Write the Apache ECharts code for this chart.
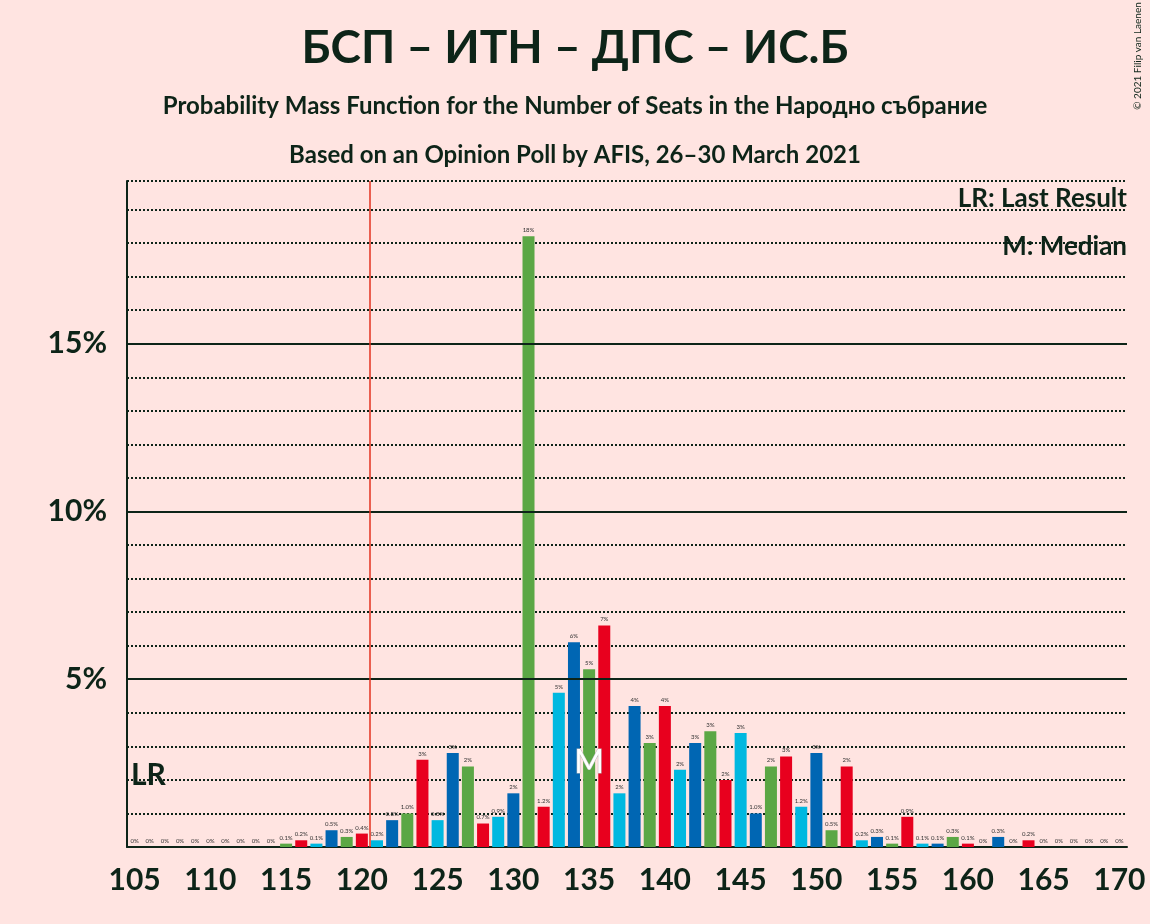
<!DOCTYPE html>
<html>
<head>
<meta charset="utf-8">
<script src="https://cdn.jsdelivr.net/npm/echarts@6/dist/echarts.min.js"></script>
<style>
  body { margin: 0; background: #FFE4E1; }
  #chart { width: 1150px; height: 924px; }
</style>
</head>
<body>
<div id="chart"></div>
<script>
const seats = [];
for (let s = 105; s <= 170; s++) seats.push(s);
const probs = [
  0, 0, 0, 0, 0, 0, 0, 0, 0, 0,
  0.1, 0.2, 0.1, 0.5, 0.3, 0.4, 0.2, 0.8, 1.0, 2.6,
  0.8, 2.8, 2.4, 0.7, 0.9, 1.6, 18.2, 1.2, 4.6, 6.1,
  5.3, 6.6, 1.6, 4.2, 3.1, 4.2, 2.3, 3.1, 3.45, 2.0,
  3.4, 1.0, 2.4, 2.7, 1.2, 2.8, 0.5, 2.4, 0.2, 0.3,
  0.1, 0.9, 0.1, 0.1, 0.3, 0.1, 0, 0.3, 0, 0.2,
  0, 0, 0, 0, 0, 0
];
const xTicks = [105, 110, 115, 120, 125, 130, 135, 140, 145, 150, 155, 160, 165, 170];
const lastResult = 120.5;
const median = 135;
const palette = ['#E8001E', '#00B8E0', '#0066B3', '#5BA745'];
const ink = '#0D2418';

function fmt(v) {
  if (v === 0) return '0%';
  if (v < 1.5) return v.toFixed(1) + '%';
  return Math.round(v) + '%';
}

const chart = echarts.init(document.getElementById('chart'));
chart.setOption({
  backgroundColor: '#FFE4E1',
  textStyle: { fontFamily: 'Lato' },
  title: [
    { text: 'БСП – ИТН – ДПС – ИС.Б', left: 'center', top: 20,
      textStyle: { fontSize: 46, fontWeight: 'bold', color: ink, fontFamily: 'Lato' } },
    { text: 'Probability Mass Function for the Number of Seats in the Народно събрание', left: 'center', top: 89,
      textStyle: { fontSize: 24, fontWeight: 'bold', color: ink, fontFamily: 'Lato' } },
    { text: 'Based on an Opinion Poll by AFIS, 26–30 March 2021', left: 'center', top: 138,
      textStyle: { fontSize: 24, fontWeight: 'bold', color: ink, fontFamily: 'Lato' } }
  ],
  graphic: [
    { type: 'text', right: 23, top: 186, style: { text: 'LR: Last Result', font: 'bold 26px Lato', fill: ink } },
    { type: 'text', right: 23, top: 234, style: { text: 'M: Median', font: 'bold 26px Lato', fill: ink } },
    { type: 'text', left: 131, top: 760, style: { text: 'LR', font: 'bold 30px Lato', fill: ink } },
    { type: 'text', x: 1138, y: 56, rotation: Math.PI / 2,
      style: { text: '© 2021 Filip van Laenen', font: '10px Lato', fill: ink, align: 'center', verticalAlign: 'middle' } }
  ],
  grid: { left: 127, right: 23, top: 181, bottom: 77 },
  xAxis: {
    type: 'value', min: 104.5, max: 170.5,
    axisLine: { lineStyle: { color: ink, width: 2 } },
    axisTick: { show: false },
    splitLine: { show: false },
    axisLabel: {
      fontSize: 30, fontWeight: 'bold', color: ink, margin: 18,
      customValues: xTicks
    }
  },
  yAxis: {
    type: 'value', min: 0, max: 19.85, interval: 1,
    axisLine: { show: true, lineStyle: { color: ink, width: 2 } },
    axisTick: { show: false },
    splitLine: { lineStyle: { type: 'dotted', color: ink, width: 2 } },
    axisLabel: {
      fontSize: 30, fontWeight: 'bold', color: ink, margin: 20,
      customValues: [5, 10, 15],
      formatter: v => v + '%'
    }
  },
  series: [{
    type: 'bar',
    barWidth: 12,
    data: seats.map((s, i) => ({
      value: [s, probs[i]],
      itemStyle: { color: palette[s % 4] }
    })),
    label: {
      show: true, position: 'top', fontSize: 6, color: '#333', distance: 3,
      formatter: p => fmt(p.value[1])
    },
    markLine: {
      silent: true, symbol: 'none', label: { show: false },
      data: [
        { yAxis: 5, lineStyle: { color: ink, type: 'solid', width: 2 } },
        { yAxis: 10, lineStyle: { color: ink, type: 'solid', width: 2 } },
        { yAxis: 15, lineStyle: { color: ink, type: 'solid', width: 2 } },
        { xAxis: lastResult, lineStyle: { color: '#E3321E', type: 'solid', width: 1.5 } }
      ]
    },
    markPoint: {
      silent: true, symbol: 'rect', symbolSize: 1,
      data: [{ coord: [median, 2.5], itemStyle: { color: 'transparent' },
        label: { show: true, formatter: 'M', fontSize: 32, color: '#fff',
          textBorderColor: '#bbb', textBorderWidth: 1, fontFamily: 'Lato' } }]
    }
  }]
});
</script>
</body>
</html>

==================================================

**Do this**
Set down the material exactly, every line of it, except for the pictures.

**The solution**
Write the Apache ECharts code for this chart.
<!DOCTYPE html>
<html>
<head>
<meta charset="utf-8">
<script src="https://cdn.jsdelivr.net/npm/echarts@6/dist/echarts.min.js"></script>
<style>
  body { margin: 0; background: #FFE4E1; }
  #chart { width: 1150px; height: 924px; }
</style>
</head>
<body>
<div id="chart"></div>
<script>
const seats = [];
for (let s = 105; s <= 170; s++) seats.push(s);
const probs = [
  0, 0, 0, 0, 0, 0, 0, 0, 0, 0,
  0.1, 0.2, 0.1, 0.5, 0.3, 0.4, 0.2, 0.8, 1.0, 2.6,
  0.8, 2.8, 2.4, 0.7, 0.9, 1.6, 18.2, 1.2, 4.6, 6.1,
  5.3, 6.6, 1.6, 4.2, 3.1, 4.2, 2.3, 3.1, 3.45, 2.0,
  3.4, 1.0, 2.4, 2.7, 1.2, 2.8, 0.5, 2.4, 0.2, 0.3,
  0.1, 0.9, 0.1, 0.1, 0.3, 0.1, 0, 0.3, 0, 0.2,
  0, 0, 0, 0, 0, 0
];
const xTicks = [105, 110, 115, 120, 125, 130, 135, 140, 145, 150, 155, 160, 165, 170];
const lastResult = 120.5;
const median = 135;
const palette = ['#E8001E', '#00B8E0', '#0066B3', '#5BA745'];
const ink = '#0D2418';

function fmt(v) {
  if (v === 0) return '0%';
  if (v < 1.5) return v.toFixed(1) + '%';
  return Math.round(v) + '%';
}

const chart = echarts.init(document.getElementById('chart'));
chart.setOption({
  backgroundColor: '#FFE4E1',
  textStyle: { fontFamily: 'Lato' },
  title: [
    { text: 'БСП – ИТН – ДПС – ИС.Б', left: 'center', top: 20,
      textStyle: { fontSize: 46, fontWeight: 'bold', color: ink, fontFamily: 'Lato' } },
    { text: 'Probability Mass Function for the Number of Seats in the Народно събрание', left: 'center', top: 89,
      textStyle: { fontSize: 24, fontWeight: 'bold', color: ink, fontFamily: 'Lato' } },
    { text: 'Based on an Opinion Poll by AFIS, 26–30 March 2021', left: 'center', top: 138,
      textStyle: { fontSize: 24, fontWeight: 'bold', color: ink, fontFamily: 'Lato' } }
  ],
  graphic: [
    { type: 'text', right: 23, top: 186, style: { text: 'LR: Last Result', font: 'bold 26px Lato', fill: ink } },
    { type: 'text', right: 23, top: 234, style: { text: 'M: Median', font: 'bold 26px Lato', fill: ink } },
    { type: 'text', left: 131, top: 760, style: { text: 'LR', font: 'bold 30px Lato', fill: ink } },
    { type: 'text', x: 1138, y: 56, rotation: Math.PI / 2,
      style: { text: '© 2021 Filip van Laenen', font: '10px Lato', fill: ink, align: 'center', verticalAlign: 'middle' } }
  ],
  grid: { left: 127, right: 23, top: 181, bottom: 77 },
  xAxis: {
    type: 'value', min: 104.5, max: 170.5,
    axisLine: { lineStyle: { color: ink, width: 2 } },
    axisTick: { show: false },
    splitLine: { show: false },
    axisLabel: {
      fontSize: 30, fontWeight: 'bold', color: ink, margin: 18,
      customValues: xTicks
    }
  },
  yAxis: {
    type: 'value', min: 0, max: 19.85, interval: 1,
    axisLine: { show: true, lineStyle: { color: ink, width: 2 } },
    axisTick: { show: false },
    splitLine: { lineStyle: { type: 'dotted', color: ink, width: 2 } },
    axisLabel: {
      fontSize: 30, fontWeight: 'bold', color: ink, margin: 20,
      customValues: [5, 10, 15],
      formatter: v => v + '%'
    }
  },
  series: [{
    type: 'bar',
    barWidth: 12,
    data: seats.map((s, i) => ({
      value: [s, probs[i]],
      itemStyle: { color: palette[s % 4] }
    })),
    label: {
      show: true, position: 'top', fontSize: 6, color: '#333', distance: 3,
      formatter: p => fmt(p.value[1])
    },
    markLine: {
      silent: true, symbol: 'none', label: { show: false },
      data: [
        { yAxis: 5, lineStyle: { color: ink, type: 'solid', width: 2 } },
        { yAxis: 10, lineStyle: { color: ink, type: 'solid', width: 2 } },
        { yAxis: 15, lineStyle: { color: ink, type: 'solid', width: 2 } },
        { xAxis: lastResult, lineStyle: { color: '#E3321E', type: 'solid', width: 1.5 } }
      ]
    },
    markPoint: {
      silent: true, symbol: 'rect', symbolSize: 1,
      data: [{ coord: [median, 2.5], itemStyle: { color: 'transparent' },
        label: { show: true, formatter: 'M', fontSize: 32, color: '#fff',
          textBorderColor: '#bbb', textBorderWidth: 1, fontFamily: 'Lato' } }]
    }
  }]
});
</script>
</body>
</html>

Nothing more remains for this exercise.